These no-frills fares are priced to compete with low-cost carriers like Spirit and Frontier.
My experience flying Delta's Basic Economy and Spirit's Bare Fare
The fine print for basic economy fares will vary by airline, but all three don’t allow passengers to choose a seat, so you’re likely to end up in the middle.
There’s no question that basic economy fares can save you a lot of money, but I wanted to see how the flying experience compares to a discount carrier.
I found a great deal on Kayak and booked these one-way fares:
Delta’s Basic Economy
- Miami to Los Angeles
- Nonstop daytime flight
- Ticket price: $113.20
Spirit’s Bare Fare
- Los Angeles to Fort Lauderdale
- Nonstop overnight flight
- Ticket price: $105.50
While there's only a few dollars between the ticket prices, the flights were quite different -- and I did end up paying a lot more for that Spirit fare.
Read on to learn about my experience flying across the country on these cheap flights:
Unlike other major airlines with basic economy fares, Delta still allows passengers to bring one full-sized carry-on and one personal item on the plane at no extra charge.
I packed everything I needed, including a suit, into this under seat carry-on bag:
I bought this specific bag because of its compact dimensions, 16 x 12.20 x 8 inches, which safely met Spirit’s size requirements for a personal item.
Spirit's personal item size requirements:
- 16 x 14 x 12 inches
- 18 x 14 x 8 inches (After April 4, 2017)
If you’re not familiar with Spirit’s policies, passengers must pay an additional fee for carry-on and checked bags, but one personal item is allowed.
Unfortunately, my bag was too big once it was packed full of clothing.
The lesson here is that I really should have taken the time to measure my bag after it was packed because I ended up paying $55 at check-in to bring it on the plane.
Although I played by the rules, I do think I could've gotten away with it.
I noticed that many of the other passengers on my overnight flight had oversized personal items and carry-on bags, and no Spirit employees appeared to be enforcing the baggage policy.
If you’ve had a different experience, I want to hear about it in the comments section below.
When I bought a basic economy ticket with Delta, I assumed that I would be getting a middle seat, but I was surprised to get an aisle seat on the full flight.
I wasn’t as lucky on my trip back with Spirit, as I was assigned a middle seat.
Since I knew I had a nearly five-hour flight ahead of me, I decided to pay an extra $18 for a window seat when I checked in at the Spirit kiosk -- an impulse upgrade after the flight was delayed.
Speaking of seats, the ones on Spirit don’t recline.
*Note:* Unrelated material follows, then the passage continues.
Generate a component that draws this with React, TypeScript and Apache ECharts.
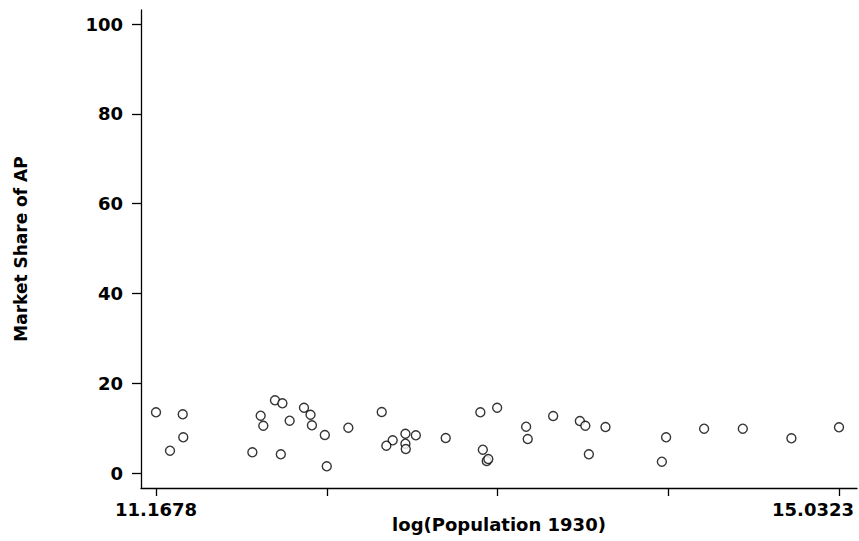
import React, { useEffect, useRef } from "react";
import * as echarts from "echarts";

const popLog: number[] = [
  11.1678, 11.319, 11.322, 11.247, 11.713, 11.76, 11.775, 11.841, 11.883, 11.874,
  11.924, 12.005, 12.042, 12.05, 12.123, 12.134, 12.256, 12.445, 12.507, 12.471,
  12.579, 12.579, 12.581, 12.638, 12.807, 13.003, 13.098, 13.017, 13.039, 13.048,
  13.262, 13.271, 13.415, 13.566, 13.597, 13.617, 13.711, 14.054, 14.03, 14.269,
  14.488, 14.763, 15.0323,
];
const apShare: number[] = [
  13.52, 13.07, 7.95, 4.97, 4.61, 12.76, 10.53, 16.19, 15.52, 4.16,
  11.65, 14.54, 12.98, 10.62, 8.46, 1.49, 10.09, 13.59, 7.28, 6.08,
  8.75, 6.53, 5.35, 8.4, 7.8, 13.52, 14.54, 5.19, 2.67, 3.12,
  10.31, 7.57, 12.69, 11.58, 10.53, 4.16, 10.24, 7.95, 2.52, 9.87,
  9.87, 7.73, 10.18,
];
const xTicks: number[] = [11.1678, 12.1339, 13.1001, 14.0662, 15.0323];
const xTickLabels: number[] = [11.1678, 15.0323];
const yTicks: number[] = [0, 20, 40, 60, 80, 100];

const FONT = "'DejaVu Sans', 'Liberation Sans', Arial, sans-serif";

export default function App() {
  const ref = useRef<HTMLDivElement>(null);
  useEffect(() => {
    if (!ref.current) return;
    const chart = echarts.init(ref.current, null, { renderer: "svg" });
    const axisLine = { show: true, onZero: false, lineStyle: { color: "#000", width: 1.3 } };
    const lastLabel = xTickLabels[xTickLabels.length - 1];
    chart.setOption({
      animation: false,
      backgroundColor: "#fff",
      grid: {
        left: 141,
        right: 2,
        top: 10,
        bottom: 53,
        containLabel: false,
        outerBoundsMode: "none",
      },
      xAxis: {
        type: "value",
        min: 11.0829,
        max: 15.1341,
        name: "log(Population 1930)",
        nameLocation: "middle",
        nameGap: 27,
        nameMoveOverlap: false,
        nameTextStyle: { color: "#000", fontFamily: FONT, fontWeight: "bold", fontSize: 18 },
        axisLine,
        splitLine: { show: false },
        axisTick: { show: true, customValues: xTicks, length: 8, lineStyle: { color: "#000", width: 1.3 } },
        axisLabel: {
          customValues: xTickLabels,
          color: "#000",
          fontFamily: FONT,
          fontWeight: "bold",
          fontSize: 18,
          margin: 12,
          formatter: (v: number) =>
            Math.abs(v - lastLabel) < 1e-6 ? "{r|" + v.toFixed(4) + "}" : v.toFixed(4),
          rich: {
            r: {
              color: "#000",
              fontFamily: FONT,
              fontWeight: "bold",
              fontSize: 18,
              padding: [0, 52, 0, 0],
            },
          },
        },
      },
      yAxis: {
        type: "value",
        min: -3.34,
        max: 103.12,
        name: "Market Share of AP",
        nameLocation: "middle",
        nameRotate: 90,
        nameGap: 112,
        nameMoveOverlap: false,
        nameTextStyle: { color: "#000", fontFamily: FONT, fontWeight: "bold", fontSize: 17 },
        axisLine,
        splitLine: { show: false },
        axisTick: { show: true, customValues: yTicks, length: 9, lineStyle: { color: "#000", width: 1.3 } },
        axisLabel: {
          customValues: yTicks,
          color: "#000",
          fontFamily: FONT,
          fontWeight: "bold",
          fontSize: 18,
          margin: 18,
        },
      },
      series: [
        {
          type: "scatter",
          data: popLog.map((x, i) => [x, apShare[i]]),
          symbol: "circle",
          symbolSize: 9,
          itemStyle: { color: "#fff", borderColor: "#000", borderWidth: 1.4 },
          emphasis: { disabled: true },
        },
      ],
    });
    return () => chart.dispose();
  }, []);
  return (
    <div
      ref={ref}
      style={{ position: "absolute", left: 0, top: 0, width: 859, height: 541 }}
    />
  );
}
Just remember to bring a travel pillow with you!
Snack and beverage service
Delta’s basic economy fare entitles travelers to the same snack and beverage service that economy passengers receive, which certainly is appreciated on a transcontinental flight.
Spirit, on the other hand, charges for everything – including $3 for a soda.
On the Delta flight, I noticed that the yogurt bar, part of the carrier’s new and improved snack lineup, was a hit with my fellow passengers. The other snack options were pretzels, peanuts and cookies.
Image credit: Delta
My Miami to Los Angeles flight didn’t include a complimentary meal, which Delta is bringing back on some of its other longer U.S. routes.
Bottom line: Beating Spirit’s fees isn't easy!
The Spirit flight ended up being $65 more expensive than the Delta flight because of the carry-on bag fee that caught me by surprise at the airport.
I only wish I had one of those baggage sizers at home so I could've checked in advance!
Although I was unable to beat Spirit’s fees this time around, I have flown with them in the past on shorter flights (Atlanta to Fort Lauderdale) and avoided fees and surcharges.
Here are five questions to ask yourself before flying Spirit:
- Do I need a window seat or an aisle seat?
- Are snacks and beverages necessary?
- Do I like to recline my seat?
- Is in-flight entertainment important to me?
- Do I need to check a bag or carry-on?
If you answered “no” to most or all of these questions, buying a ticket on Spirit Airlines may be a great way for you to save money on your next trip.
Otherwise, that cheap ticket may end up costing you more than you realize.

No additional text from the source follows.